Working Parents Face Growing Tug of War Between Family and Career

A groundbreaking new survey has laid bare the intense, daily friction experienced by millions of dual-income families across the United States. Conducted by the Pew Research Center among 2,242 working parents, the data confirms that the boundaries separating professional obligations from household management have effectively dissolved. More than half of all respondents (54%) explicitly reported that balancing a full-time career with family responsibilities has become a major personal struggle, leaving them feeling structurally stretched thin.

Blurred Boundaries and the Workplace Hustle

The shift over the past few decades is stark: dual-income households with minor children have surged from 31% in 1975 to a commanding 52% today. This societal reorganization has forced parents to split their daily focus, resulting in a constant multitasking loop. According to the data, 70% of full-time working parents confess to managing parenting tasks during official business hours. Conversely, 59% find themselves actively dealing with urgent workplace matters while spending designated time with their children.
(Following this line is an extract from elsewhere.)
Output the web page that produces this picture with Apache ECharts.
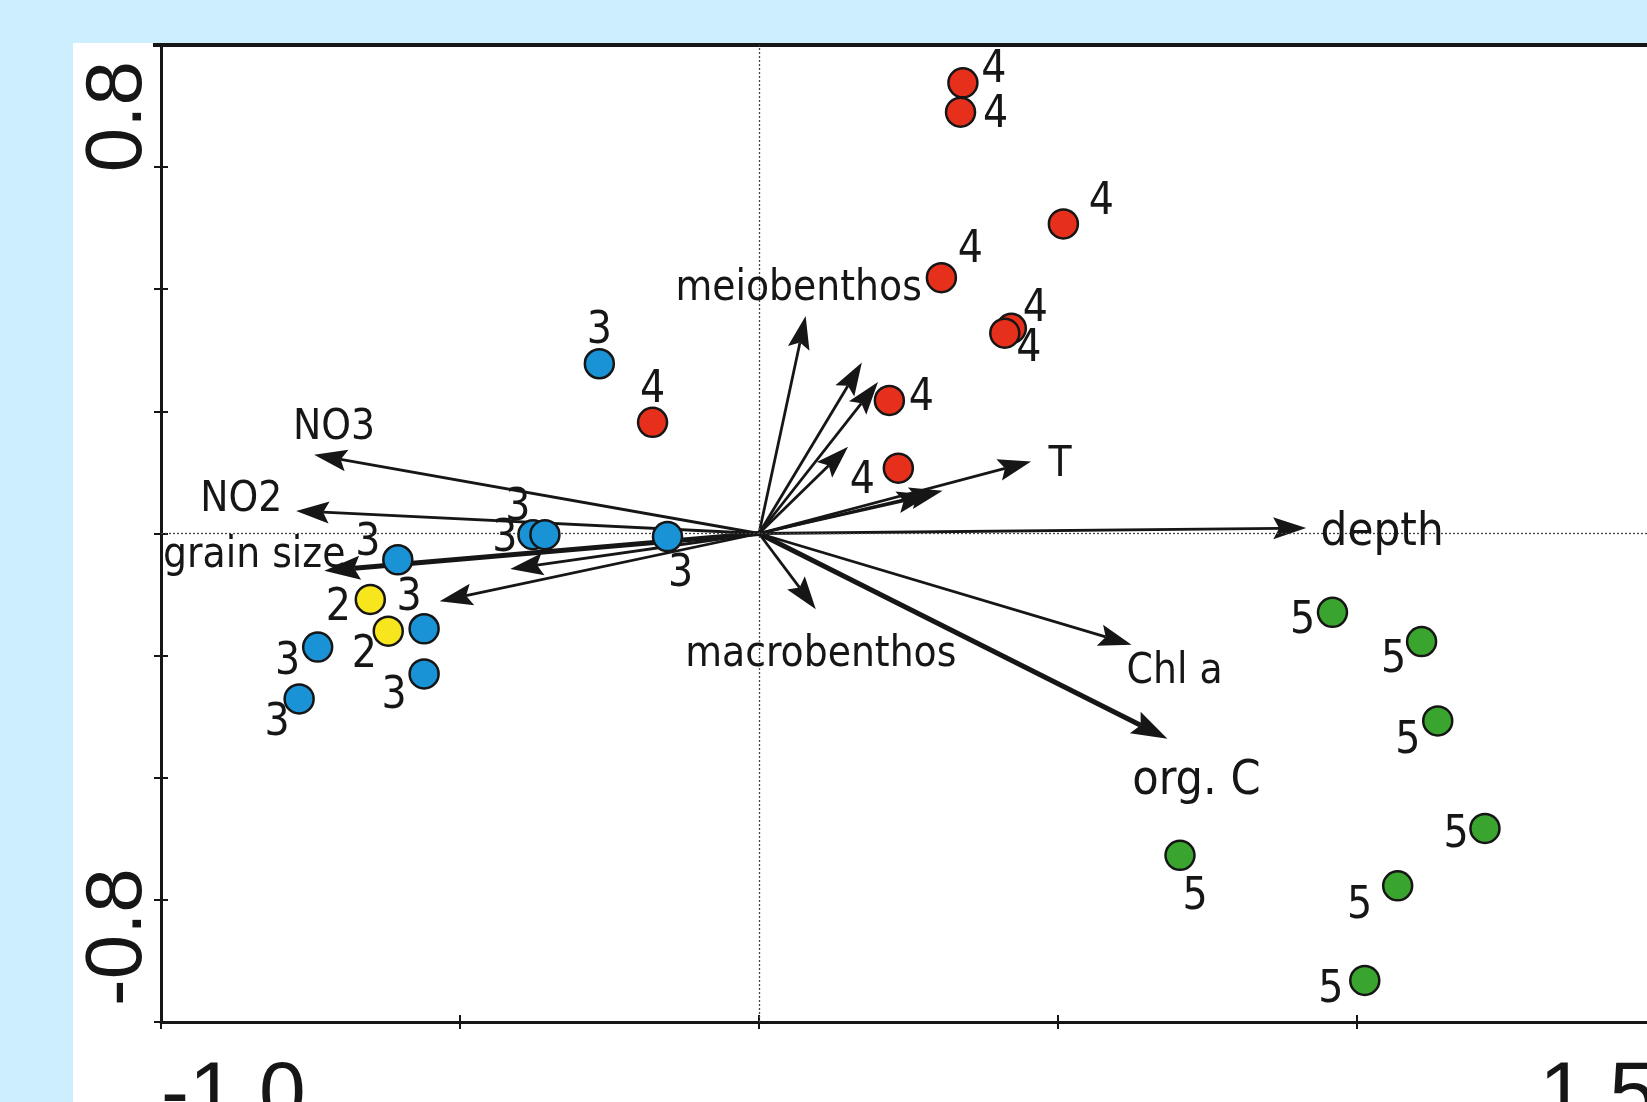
<!DOCTYPE html>
<html>
<head>
<meta charset="utf-8">
<title>RDA biplot</title>
<script src="https://cdn.jsdelivr.net/npm/echarts@6/dist/echarts.min.js"></script>
<style>
  html, body { margin: 0; padding: 0; background: #cdeeff; }
  #chart { width: 1647px; height: 1102px; }
</style>
</head>
<body>
<div id="chart"></div>
<script>
// ---- data (axis units) ----
const xLabelValues = [-1.0, 1.5];
const xTickLabels = ['-1.0', '1.5'];
const yLabelValues = [-0.8, 0.8];
const yTickLabels = ['-0.8', '0.8'];

// sites, grouped by cluster number
const group2X = [-0.650, -0.620];
const group2Y = [-0.108, -0.160];
const group3X = [-0.267, -0.378, -0.358, -0.153, -0.604, -0.560, -0.560, -0.738, -0.769];
const group3Y = [0.278, -0.002, -0.002, -0.005, -0.043, -0.156, -0.230, -0.186, -0.271];
const group4X = [0.341, 0.337, 0.509, 0.305, 0.422, 0.411, 0.218, 0.233, -0.178];
const group4Y = [0.738, 0.690, 0.507, 0.419, 0.336, 0.328, 0.218, 0.107, 0.182];
const group5X = [0.959, 1.108, 1.135, 1.214, 1.068, 1.013, 0.704];
const group5Y = [-0.129, -0.177, -0.307, -0.483, -0.577, -0.732, -0.527];

// environmental / biotic vectors (arrow tips)
const arrowNames = ['depth', 'T', '', '', 'meiobenthos', '', '', '', 'macrobenthos',
  'Chl a', 'org. C', 'NO3', 'NO2', 'grain size', '', ''];
const arrowX = [0.915, 0.455, 0.307, 0.286, 0.078, 0.172, 0.199, 0.149, 0.095,
  0.623, 0.683, -0.744, -0.774, -0.727, -0.416, -0.534];
const arrowY = [0.009, 0.118, 0.070, 0.063, 0.356, 0.280, 0.248, 0.142, -0.124,
  -0.182, -0.336, 0.129, 0.037, -0.061, -0.058, -0.111];

// ---- layout / style ----
const ink = '#161616';
const labelFont = '"DejaVu Sans Condensed", "DejaVu Sans", sans-serif';
const axisFont = '"Liberation Sans Narrow", "Liberation Sans", sans-serif';
const thickArrows = ['grain size', 'org. C'];
const bigLabels = { 'depth': 47, 'org. C': 48 };
// label centre offsets from arrow tip, px
const arrowLabelOffset = {
  'depth': [76, 5], 'T': [29, 4], 'meiobenthos': [-7, -27],
  'macrobenthos': [5, 46], 'Chl a': [43, 27], 'org. C': [29, 43],
  'NO3': [20, -27], 'NO2': [-55, -11], 'grain size': [-70, -15]
};
// label centre offsets from site, px
const offs2 = [[-32, 9], [-24, 24]];
const offs3 = [[0, -32], [-28, 5], [-27, -26], [13, 38], [-30, -16], [-15, -30], [-30, 23], [-30, 15], [-22, 25]];
const offs4 = [[31, -12], [35, 3], [38, -21], [29, -27], [24, -19], [24, 16], [32, -2], [-36, 13], [0, -32]];
const offs5 = [[-30, 9], [-28, 19], [-30, 21], [-29, 7], [-38, 21], [-34, 10], [15, 42]];

function pickLabel(values, labels, pad) {
    return function(v) {
        for (var i = 0; i < values.length; i++) {
            if (Math.abs(v - values[i]) < 1e-6) {
                // the end labels sit a little inside the plot, as in the figure
                if (!pad) return labels[i];
                return i === 0 ? pad + labels[i] : labels[i] + pad;
            }
        }
        return '';
    };
}

function siteSeries(name, xs, ys, offs, color) {
    return {
        name: name,
        type: 'scatter',
        symbolSize: 29,
        z: 5,
        itemStyle: { color: color, borderColor: ink, borderWidth: 2.5, opacity: 1 },
        data: xs.map(function(x, i) {
            return {
                value: [x, ys[i]],
                label: { offset: offs[i] }
            };
        }),
        label: {
            show: true,
            position: 'inside',
            formatter: name,
            color: ink,
            fontSize: 44,
            fontFamily: labelFont
        },
        emphasis: { disabled: true },
        animation: false
    };
}

function renderArrow(params, api) {
    var p0 = api.coord([0, 0]);
    var p1 = api.coord([api.value(0), api.value(1)]);
    var thick = api.value(2) === 1;
    var dx = p1[0] - p0[0], dy = p1[1] - p0[1];
    var len = Math.sqrt(dx * dx + dy * dy);
    var ux = dx / len, uy = dy / len, nx = -uy, ny = ux;
    var L = thick ? 36 : 33, H = thick ? 12 : 11, notch = 6;
    var bx = p1[0] - ux * L, by = p1[1] - uy * L;
    var ix = p1[0] - ux * (L - notch), iy = p1[1] - uy * (L - notch);
    return {
        type: 'group',
        children: [{
            type: 'line',
            shape: { x1: p0[0], y1: p0[1], x2: ix, y2: iy },
            style: { stroke: ink, lineWidth: thick ? 5 : 2.8 }
        }, {
            type: 'polygon',
            shape: { points: [p1, [bx + nx * H, by + ny * H], [ix, iy], [bx - nx * H, by - ny * H]] },
            style: { fill: ink }
        }]
    };
}

var chart = echarts.init(document.getElementById('chart'));

var option = {
    backgroundColor: '#cdeeff',
    animation: false,
    graphic: [{
        type: 'rect',
        left: 73, top: 43, z: -10, silent: true,
        shape: { width: 1647 - 73, height: 1102 - 43 },
        style: { fill: '#ffffff' }
    }, {
        // top frame runs a little past the left axis
        type: 'rect',
        left: 153, top: 43, z: 10, silent: true,
        shape: { width: 10, height: 4 },
        style: { fill: ink }
    }],
    grid: { left: 161, top: 45, right: -9, bottom: 80, containLabel: false, outerBoundsMode: 'none' },
    xAxis: [{
        type: 'value', min: -1, max: 1.5, interval: 0.5,
        axisLine: { onZero: false, lineStyle: { color: ink, width: 3 } },
        axisTick: { length: 7, lineStyle: { color: ink, width: 2 } },
        splitLine: { show: false },
        axisLabel: {
            formatter: pickLabel(xLabelValues, xTickLabels),
            color: ink, fontSize: 84, fontFamily: axisFont, lineHeight: 84,
            margin: 33, showMinLabel: true, showMaxLabel: true, hideOverlap: false,
            alignMinLabel: 'left', alignMaxLabel: 'right'
        }
    }, {
        type: 'value', min: -1, max: 1.5, interval: 0.5, position: 'bottom',
        axisLine: { show: false, onZero: false },
        axisTick: { inside: true, length: 7, lineStyle: { color: ink, width: 2 } },
        axisLabel: { show: false }, splitLine: { show: false }
    }, {
        type: 'value', min: -1, max: 1.5, position: 'top',
        axisLine: { onZero: false, lineStyle: { color: ink, width: 4 } },
        axisTick: { show: false }, axisLabel: { show: false }, splitLine: { show: false }
    }],
    yAxis: [{
        type: 'value', min: -0.8, max: 0.8, interval: 0.2,
        axisLine: { onZero: false, lineStyle: { color: ink, width: 3 } },
        axisTick: { length: 7, lineStyle: { color: ink, width: 2 } },
        splitLine: { show: false },
        axisLabel: {
            formatter: pickLabel(yLabelValues, yTickLabels, '\u2009'),
            rotate: 90,
            color: ink, fontSize: 80, fontFamily: axisFont, lineHeight: 80,
            margin: 2, showMinLabel: true, showMaxLabel: true, hideOverlap: false,
            alignMinLabel: 'left', alignMaxLabel: 'right'
        }
    }, {
        type: 'value', min: -0.8, max: 0.8, interval: 0.2, position: 'left',
        axisLine: { show: false, onZero: false },
        axisTick: { inside: true, length: 7, lineStyle: { color: ink, width: 2 } },
        axisLabel: { show: false }, splitLine: { show: false }
    }],
    series: [{
        // dotted zero lines
        type: 'line',
        data: [],
        silent: true,
        markLine: {
            silent: true,
            symbol: 'none',
            label: { show: false },
            lineStyle: { color: '#444', width: 1.3, type: [2, 2] },
            data: [{ xAxis: 0 }, { yAxis: 0 }]
        }
    }, {
        type: 'custom',
        z: 3,
        renderItem: renderArrow,
        data: arrowX.map(function(x, i) {
            return [x, arrowY[i], thickArrows.indexOf(arrowNames[i]) >= 0 ? 1 : 0];
        }),
        silent: true
    }, {
        type: 'scatter',
        z: 6,
        symbolSize: 0,
        silent: true,
        itemStyle: { opacity: 1 },
        data: arrowX.map(function(x, i) {
            var n = arrowNames[i];
            return {
                name: n,
                value: [x, arrowY[i]],
                label: {
                    show: n !== '',
                    offset: arrowLabelOffset[n] || [0, 0],
                    fontSize: bigLabels[n] || 42
                }
            };
        }),
        label: {
            position: 'inside',
            formatter: '{b}',
            color: ink,
            opacity: 1,
            fontFamily: labelFont
        }
    },
        siteSeries('2', group2X, group2Y, offs2, '#f7e51e'),
        siteSeries('3', group3X, group3Y, offs3, '#1992d6'),
        siteSeries('4', group4X, group4Y, offs4, '#e6301c'),
        siteSeries('5', group5X, group5Y, offs5, '#3aa52e')
    ]
};

chart.setOption(option);
</script>
</body>
</html>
Mothers Bear a Disproportionate Burden

The survey’s most striking insights expose deep disparities when the data is viewed through a gender-specific lens. Full-time working mothers experience significantly higher levels of stress, with 62% reporting severe difficulty navigating this balance, compared to just 47% of fathers. Furthermore, 70% of working moms noted they were unable to give 100% effort at home over the past year due to professional fatigue. This is compounded by an ongoing imbalance in domestic labor; in homes where both partners work full-time, 52% of couples acknowledge that the mother still handles the vast majority of day-to-day childcare, while only 10% say the father takes the lead.